Monsignor De Donatis: «Roma abbia credenti autentici»

La prima Messa capitolare presieduta dal nuovo vicario e arciprete di San Giovanni. «La nostra vita resti incarnata nelle dinamiche della storia»

La prima Messa capitolare presieduta dal nuovo vicario e arciprete di San Giovanni in Laterano. «La nostra vita resti incarnata nelle dinamiche della storia» 

«Questa nostra città possa avere presenze di credenti autentici che diventino roccia su cui gli altri possano poggiare la loro fede». È il primo incoraggiamento rivolto ai fedeli della diocesi di Roma dal nuovo vicario del Papa, l’arcivescovo Angelo De Donatis, che ha presieduto a San Giovanni in Laterano giovedì, nella solennità dei santi Pietro e Paolo, la sua prima Messa capitolare da arciprete della basilica. A concelebrarla, tra gli altri, il vicegerente Filippo Iannone, il vescovo ausiliare per il settore Centro, Gianrico Ruzza, e il vescovo Luca Brandolini, vicario dell’arciprete di San Giovanni in Laterano. Il nuovo incarico di De Donatis, che succede al cardinale Agostino Vallini come vicario generale, è cominciato proprio nella festa degli apostoli patroni di Roma (la nomina risale al 26 maggio scorso). Al suo fianco tanti sacerdoti, che il presule ha avuto modo di seguire durante il suo ministero di vescovo ausiliare per la cura del clero.

Ad accogliere l’arcivescovo è stato il canonico monsignor Luis Duval, decano del Capitolo della basilica lateranense: «Tutti quelli che la conoscono hanno accolto la sua nomina con grande gioia e l’hanno saputa comunicare a quelli, come me, che non avevano avuto l’onore di incontrarla. Lei – ha detto rivolgendosi a De Donatis – è il benvenuto. Tutto il Capitolo non chiede altro che collaborare con lei per fare di questa basilica un luogo in cui i numerosissimi visitatori e pellegrini possano incontrare il Signore, la pace dell’anima e la forza di servire i fratelli». «Le vostre preghiere so che non mancheranno e so che mi sostengono», ha detto l’arcivescovo rivolgendosi al clero, ai tanti religiosi e ai fedeli presenti nella cattedrale di Roma, molti dei quali lo hanno accompagnato nei diversi incarichi che ha ricoperto. L’omelia è stata incentrata sul brano del Vangelo del giorno. «La nostra fede può diventare pietra su cui può fondarsi la fede degli altri. È Dio la roccia su cui poggiare il piede per non vacillare», ha detto il presule, che ha richiamato il brano che conclude il discorso della montagna, nel Vangelo di Matteo: «Gesù propone la metafora della casa e dei due costruttori, l’uomo saggio edifica sulla roccia se ascolta le parole di Gesù e le mette in pratica. Allora la casa regge. Roccia su cui si edifica la Chiesa diventa la fede stessa di Pietro. La roccia è l’alleanza stessa che Dio stabilisce con ciascuno di noi».

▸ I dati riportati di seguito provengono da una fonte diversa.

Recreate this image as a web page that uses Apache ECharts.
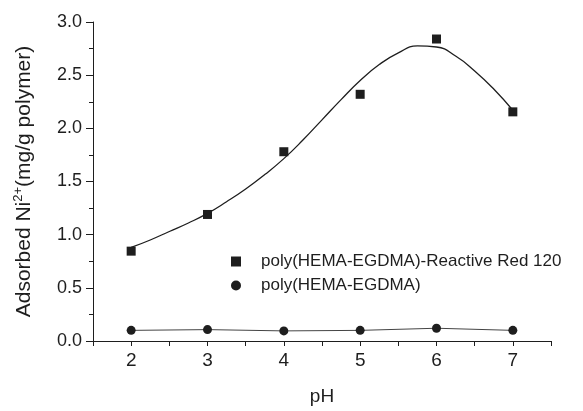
<!DOCTYPE html>
<html>
<head>
<meta charset="utf-8">
<script src="https://cdn.jsdelivr.net/npm/echarts@6/dist/echarts.min.js"></script>
<style>
  html, body { margin: 0; padding: 0; background: #fff; }
  #chart { width: 583px; height: 411px; }
</style>
</head>
<body>
<div id="chart"></div>
<script>
// measured points
const phValues = [2, 3, 4, 5, 6, 7];
const dyedValues = [0.845, 1.19, 1.78, 2.32, 2.84, 2.155];
const plainValues = [0.10, 0.107, 0.095, 0.10, 0.12, 0.10];

// fitted curve
const fitPh = [2, 2.25, 2.5, 2.75, 3, 3.25, 3.5, 3.75, 4, 4.25, 4.5, 4.75, 5, 5.25, 5.5, 5.75, 6, 6.25, 6.5, 6.75, 7];
const fitValues = [0.88, 0.95, 1.03, 1.11, 1.20, 1.31, 1.43, 1.565, 1.715, 1.89, 2.08, 2.27, 2.45, 2.60, 2.71, 2.775, 2.765, 2.68, 2.54, 2.37, 2.17];

const yTicks = [0, 0.5, 1, 1.5, 2, 2.5, 3];
const xTicks = [2, 3, 4, 5, 6, 7];

const dyedName = 'poly(HEMA-EGDMA)-Reactive Red 120';
const plainName = 'poly(HEMA-EGDMA)';

const ink = '#1e1e1e';
const font = '"Liberation Sans", Arial, sans-serif';

const chart = echarts.init(document.getElementById('chart'));

chart.setOption({
  animation: false,
  textStyle: { fontFamily: font, color: ink },
  grid: { left: 93, right: 32, top: 22, bottom: 67 },
  legend: {
    orient: 'vertical',
    left: 226,
    top: 248,
    itemWidth: 10,
    itemHeight: 10,
    itemGap: 7,
    textStyle: { fontFamily: font, fontSize: 17, color: ink, padding: [0, 0, 0, 15] },
    data: [
      { name: dyedName, icon: 'rect' },
      { name: plainName, icon: 'circle' }
    ]
  },
  xAxis: {
    type: 'value',
    min: 1.5,
    max: 7.5,
    interval: 0.5,
    name: 'pH',
    nameLocation: 'middle',
    nameGap: 46,
    nameTextStyle: { fontSize: 19, color: ink },
    axisLine: { onZero: false, lineStyle: { color: ink, width: 1 } },
    axisTick: { length: 5, lineStyle: { color: ink } },
    splitLine: { show: false },
    axisLabel: {
      fontSize: 19,
      color: ink,
      margin: 10,
      formatter: v => (xTicks.includes(v) ? String(v) : '')
    }
  },
  yAxis: {
    type: 'value',
    min: 0,
    max: 3,
    interval: 0.5,
    name: '{a|Adsorbed Ni}{s|2+}{a|(mg/g polymer)}',
    nameLocation: 'middle',
    nameGap: 57,
    nameTextStyle: {
      rich: {
        a: { fontSize: 21, color: ink, fontFamily: font },
        s: { fontSize: 13, color: ink, fontFamily: font, verticalAlign: 'top', padding: [0, 0, 11, 0] }
      }
    },
    axisLine: { show: true, lineStyle: { color: ink, width: 1 } },
    axisTick: { length: 7, lineStyle: { color: ink } },
    minorTick: { show: true, splitNumber: 2, length: 4, lineStyle: { color: ink } },
    splitLine: { show: false },
    axisLabel: {
      fontSize: 18,
      color: ink,
      margin: 11,
      formatter: v => (yTicks.includes(v) ? v.toFixed(1) : '')
    }
  },
  series: [
    {
      name: 'fit',
      type: 'line',
      smooth: 0.5,
      showSymbol: false,
      silent: true,
      lineStyle: { color: ink, width: 1.3 },
      data: fitPh.map((x, i) => [x, fitValues[i]])
    },
    {
      name: dyedName,
      type: 'scatter',
      symbol: 'rect',
      symbolSize: 9,
      itemStyle: { color: ink, opacity: 1 },
      data: phValues.map((x, i) => [x, dyedValues[i]])
    },
    {
      name: plainName,
      type: 'line',
      symbol: 'circle',
      symbolSize: 9,
      showAllSymbol: true,
      itemStyle: { color: ink, opacity: 1 },
      lineStyle: { color: '#444', width: 1 },
      data: phValues.map((x, i) => [x, plainValues[i]])
    }
  ]
});
</script>
</body>
</html>
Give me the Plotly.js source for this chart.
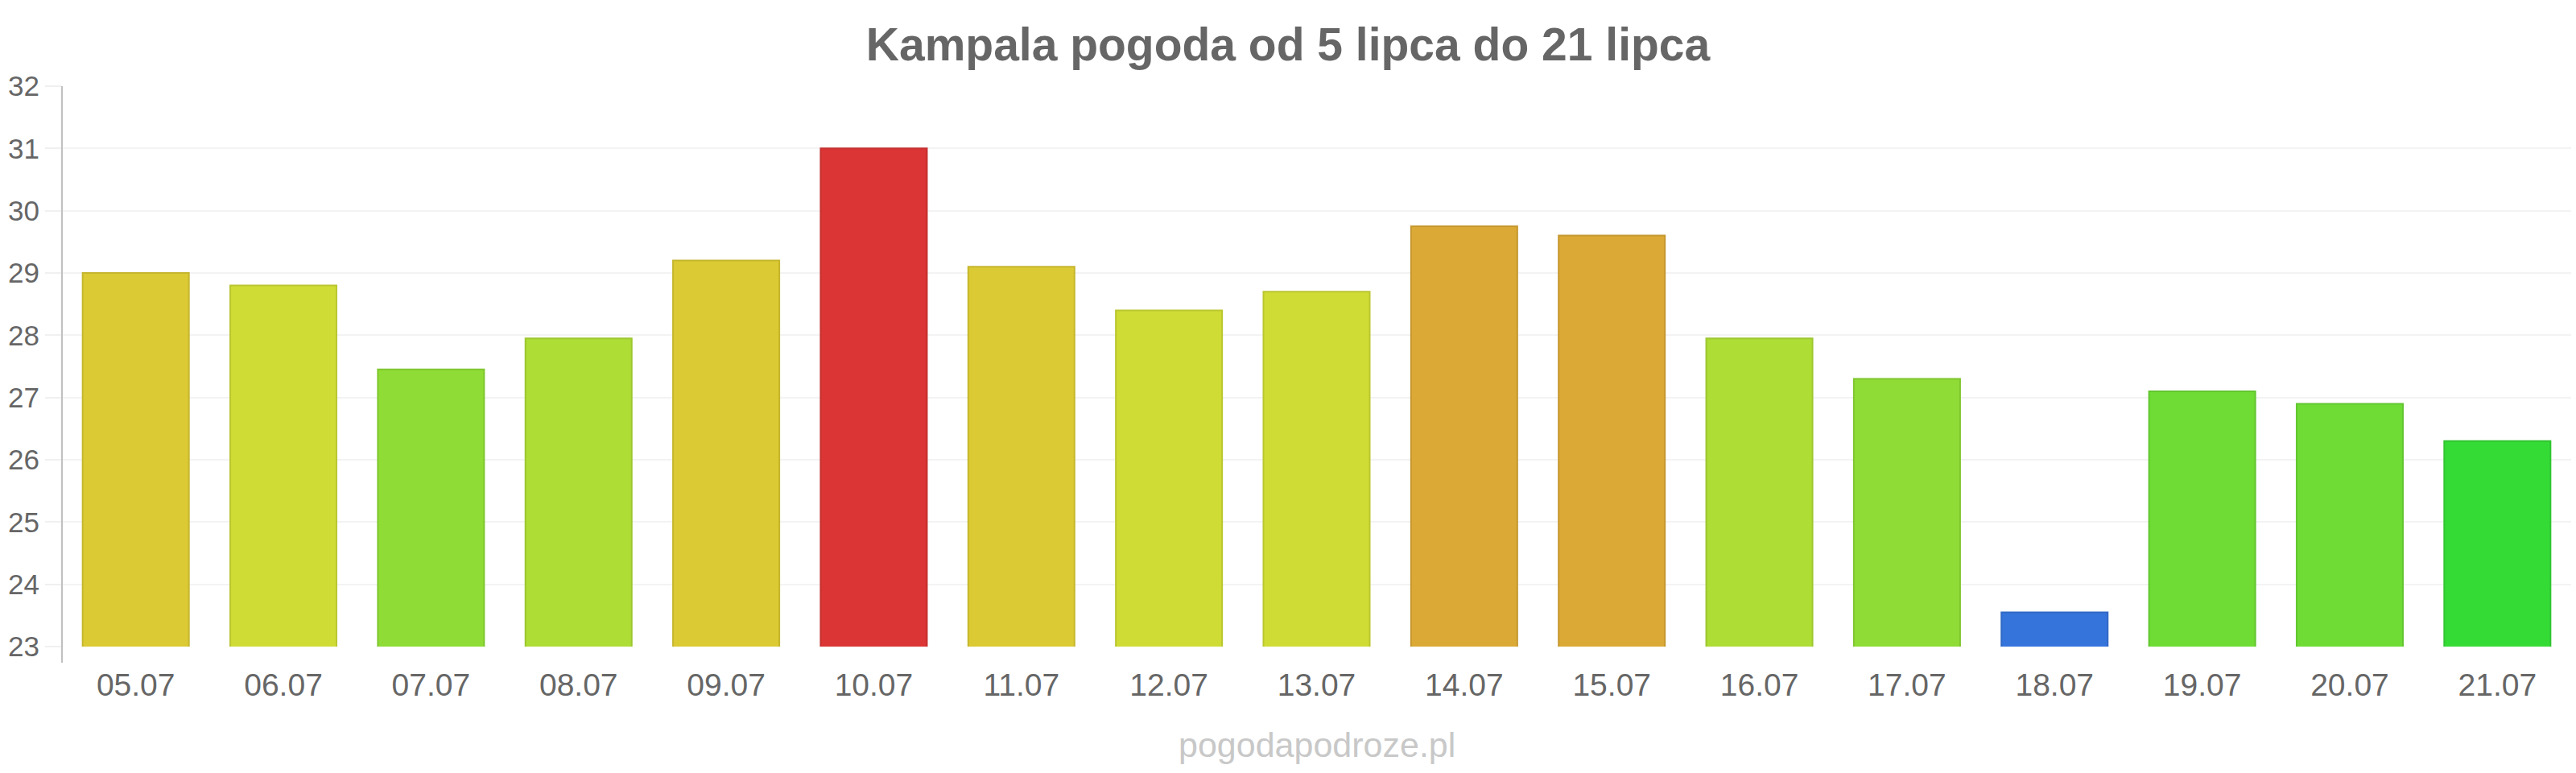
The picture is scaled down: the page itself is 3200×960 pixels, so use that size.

E proprio nell’apostolo, De Donatis trova un modello di accoglienza. «Pietro professa la sua fede perché sa accogliere. Il verbo più importante per un cammino di fede è accogliere, accogliere il dono di una rivelazione – ha aggiunto –. Pietro è roccia perché in lui si rivela la solidità di Dio, che ha bisogno di manifestarsi nella storia, nei segni di cui continuiamo ad avere bisogno, perché la nostra vita non fugga in un mondo virtuale ma rimanga incarnata nelle dinamiche della storia». Infine, un richiamo alla testimonianza di Paolo, che «sa che la sua fede sostiene quella degli altri; allora anche a lui il Signore promette di essere roccia su cui gli altri troveranno fondamento e rifugio». Al termine della Messa, animata dal Coro della diocesi diretto da monsignor Marco Frisina, i fedeli hanno salutato con un lungo applauso De Donatis, che ha concluso la celebrazione con una preghiera per la città.